• Work required:
Set down the data below from its first line to the line holding "import plotly.graph_objects as go", inclusive; omit all pictures.

·····

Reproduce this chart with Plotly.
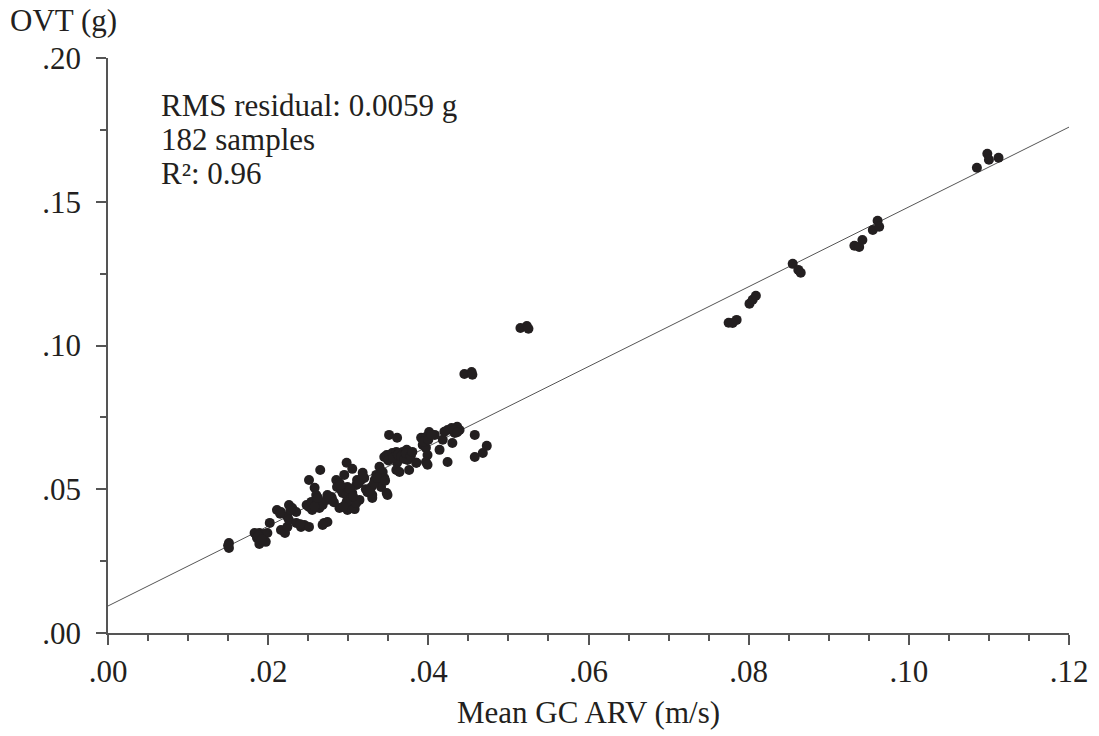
import plotly.graph_objects as go

# Mean GC ARV (m/s)
arv = [
    0.0151, 0.0151, 0.0150,
    0.0183, 0.0189, 0.0195, 0.0199, 0.0186, 0.0197, 0.0189,
    0.0202,
    0.0211, 0.0216,
    0.0216, 0.0221, 0.0224,
    0.0226, 0.0230, 0.0235,
    0.0224, 0.0226,
    0.0235, 0.0241, 0.0245, 0.0251,
    0.0248, 0.0251, 0.0255, 0.0254,
    0.0251,
    0.0258, 0.0260, 0.0261,
    0.0265,
    0.0264, 0.0268,
    0.0270, 0.0274, 0.0268,
    0.0274, 0.0279, 0.0280, 0.0273,
    0.0285, 0.0289, 0.0286, 0.0291, 0.0293, 0.0298,
    0.0289, 0.0295, 0.0299, 0.0304, 0.0308,
    0.0298, 0.0305, 0.0295,
    0.0299, 0.0301, 0.0305, 0.0304, 0.0298,
    0.0310, 0.0311, 0.0318, 0.0316, 0.0320,
    0.0314, 0.0310,
    0.0324, 0.0329, 0.0330, 0.0333, 0.0335, 0.0339, 0.0341,
    0.0330,
    0.0339, 0.0343, 0.0345, 0.0348, 0.0349,
    0.0345, 0.0348, 0.0351, 0.0355, 0.0360, 0.0364, 0.0368, 0.0373,
    0.0376, 0.0368, 0.0374, 0.0361, 0.0360, 0.0364, 0.0376, 0.0385,
    0.0351, 0.0361,
    0.0391, 0.0397, 0.0401, 0.0408, 0.0393, 0.0397, 0.0399, 0.0397, 0.0385, 0.0399,
    0.0414, 0.0418, 0.0424, 0.0429, 0.0433, 0.0436, 0.0439, 0.0424, 0.0430,
    0.0458, 0.0458, 0.0468, 0.0473,
    0.0188, 0.0192, 0.0215, 0.0228, 0.0240, 0.0258, 0.0262, 0.0276, 0.0282,
    0.0290, 0.0294, 0.0302, 0.0306, 0.0313, 0.0318, 0.0322, 0.0327, 0.0332,
    0.0336, 0.0346, 0.0350, 0.0356, 0.0362, 0.0366, 0.0370, 0.0372, 0.0378,
    0.0380, 0.0394, 0.0400, 0.0404, 0.0420, 0.0432, 0.0436,
    0.0445, 0.0454, 0.0455,
    0.0515, 0.0523, 0.0525,
    0.0775, 0.0780, 0.0785,
    0.0801, 0.0805, 0.0809,
    0.0855, 0.0862, 0.0865,
    0.0932, 0.0938, 0.0942,
    0.0955, 0.0961, 0.0963,
    0.1085, 0.1098, 0.1100, 0.1112,
]

# OVT (g)
ovt = [
    0.0313, 0.0296, 0.0304,
    0.0348, 0.0348, 0.0344, 0.0348, 0.0331, 0.0317, 0.0310,
    0.0383,
    0.0428, 0.0421,
    0.0358, 0.0348, 0.0369,
    0.0445, 0.0435, 0.0421,
    0.0404, 0.0393,
    0.0383, 0.0369, 0.0376, 0.0369,
    0.0445, 0.0438, 0.0428, 0.0456,
    0.0532,
    0.0505, 0.0480, 0.0463,
    0.0567,
    0.0435, 0.0445,
    0.0383, 0.0386, 0.0376,
    0.0480, 0.0473, 0.0463, 0.0463,
    0.0532, 0.0522, 0.0508, 0.0498, 0.0487, 0.0480,
    0.0435, 0.0438, 0.0428, 0.0435, 0.0431,
    0.0592, 0.0571, 0.0550,
    0.0508, 0.0490, 0.0487, 0.0470, 0.0456,
    0.0515, 0.0532, 0.0557, 0.0532, 0.0539,
    0.0463, 0.0452,
    0.0490, 0.0508, 0.0480, 0.0532, 0.0550, 0.0525, 0.0508,
    0.0470,
    0.0578, 0.0560, 0.0539, 0.0487, 0.0480,
    0.0612, 0.0619, 0.0619, 0.0626, 0.0630, 0.0626, 0.0630, 0.0637,
    0.0626, 0.0609, 0.0602, 0.0592, 0.0567, 0.0560, 0.0567, 0.0592,
    0.0689, 0.0679,
    0.0679, 0.0682, 0.0699, 0.0689, 0.0654, 0.0644, 0.0619, 0.0595, 0.0592, 0.0585,
    0.0637, 0.0672, 0.0706, 0.0713, 0.0696, 0.0717, 0.0706, 0.0595, 0.0661,
    0.0689, 0.0612, 0.0626, 0.0651,
    0.0338, 0.0325, 0.0415, 0.0428, 0.0378, 0.0440, 0.0470, 0.0470, 0.0455,
    0.0515, 0.0440, 0.0500, 0.0475, 0.0520, 0.0545, 0.0500, 0.0495, 0.0520,
    0.0540, 0.0530, 0.0600, 0.0610, 0.0620, 0.0615, 0.0605, 0.0625, 0.0615,
    0.0630, 0.0665, 0.0672, 0.0690, 0.0700, 0.0705, 0.0698,
    0.0901, 0.0908, 0.0898,
    0.1061, 0.1068, 0.1058,
    0.1079, 0.1078, 0.1089,
    0.1145, 0.1159, 0.1173,
    0.1284, 0.1263, 0.1253,
    0.1347, 0.1343, 0.1367,
    0.1402, 0.1434, 0.1413,
    0.1618, 0.1667, 0.1646, 0.1653,
]

# regression line
fit_x = [0.0, 0.12]
fit_intercept = 0.0094
fit_slope = 1.388
fit_y = [fit_intercept + fit_slope * v for v in fit_x]

x_tickvals = [0.00, 0.02, 0.04, 0.06, 0.08, 0.10, 0.12]
x_ticktext = [".00", ".02", ".04", ".06", ".08", ".10", ".12"]
y_tickvals = [0.00, 0.05, 0.10, 0.15, 0.20]
y_ticktext = [".00", ".05", ".10", ".15", ".20"]

stats_lines = ["RMS residual: 0.0059 g", "182 samples", "R²: 0.96"]
stats_y = [0.1834, 0.1715, 0.1597]

FONT = "Liberation Serif"
FS = 31
INK = "#231f20"
AXIS = "#555555"

fig = go.Figure()
fig.add_trace(go.Scatter(
    x=fit_x, y=fit_y, mode="lines",
    line=dict(color="#555555", width=1), hoverinfo="skip", showlegend=False,
))
fig.add_trace(go.Scatter(
    x=arv, y=ovt, mode="markers",
    marker=dict(size=10, color=INK, line=dict(width=0)),
    showlegend=False,
))

axis_common = dict(
    showgrid=False, zeroline=False, showline=True, linecolor=AXIS, linewidth=1.5,
    ticks="outside", tickcolor=AXIS, tickwidth=1.5, ticklen=10,
    tickfont=dict(family=FONT, size=FS, color=INK),
)

fig.update_layout(
    width=1099, height=736,
    margin=dict(l=108, r=30, t=58, b=103),
    paper_bgcolor="white", plot_bgcolor="white",
    font=dict(family=FONT, size=FS, color=INK),
    xaxis=dict(
        range=[0, 0.12], tickvals=x_tickvals, ticktext=x_ticktext,
        minor=dict(dtick=0.005, ticks="outside", ticklen=6, tickcolor=AXIS, tickwidth=1.5),
        ticklabelstandoff=0,
        **axis_common,
    ),
    yaxis=dict(
        range=[0, 0.20], tickvals=y_tickvals, ticktext=y_ticktext,
        minor=dict(dtick=0.025, ticks="outside", ticklen=6, tickcolor=AXIS, tickwidth=1.5),
        ticklabelstandoff=9,
        **axis_common,
    ),
)

for txt, yy in zip(stats_lines, stats_y):
    fig.add_annotation(x=0.0064, y=yy, xref="x", yref="y", text=txt, showarrow=False,
                       xanchor="left", yanchor="middle",
                       font=dict(family=FONT, size=FS, color=INK))

# y-axis title placed above the axis, as in the reference
fig.add_annotation(x=-100 / 961, y=1 + 38 / 575, xref="paper", yref="paper", text="OVT (g)",
                   showarrow=False, xanchor="left", yanchor="middle",
                   font=dict(family=FONT, size=FS, color=INK))
fig.add_annotation(x=0.5, y=-79 / 575, xref="paper", yref="paper", text="Mean GC ARV (m/s)",
                   showarrow=False, xanchor="center", yanchor="middle",
                   font=dict(family=FONT, size=FS, color=INK))

fig.write_html("out.html")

·····

• Answer below:
Reproduce this chart with Plotly.
import plotly.graph_objects as go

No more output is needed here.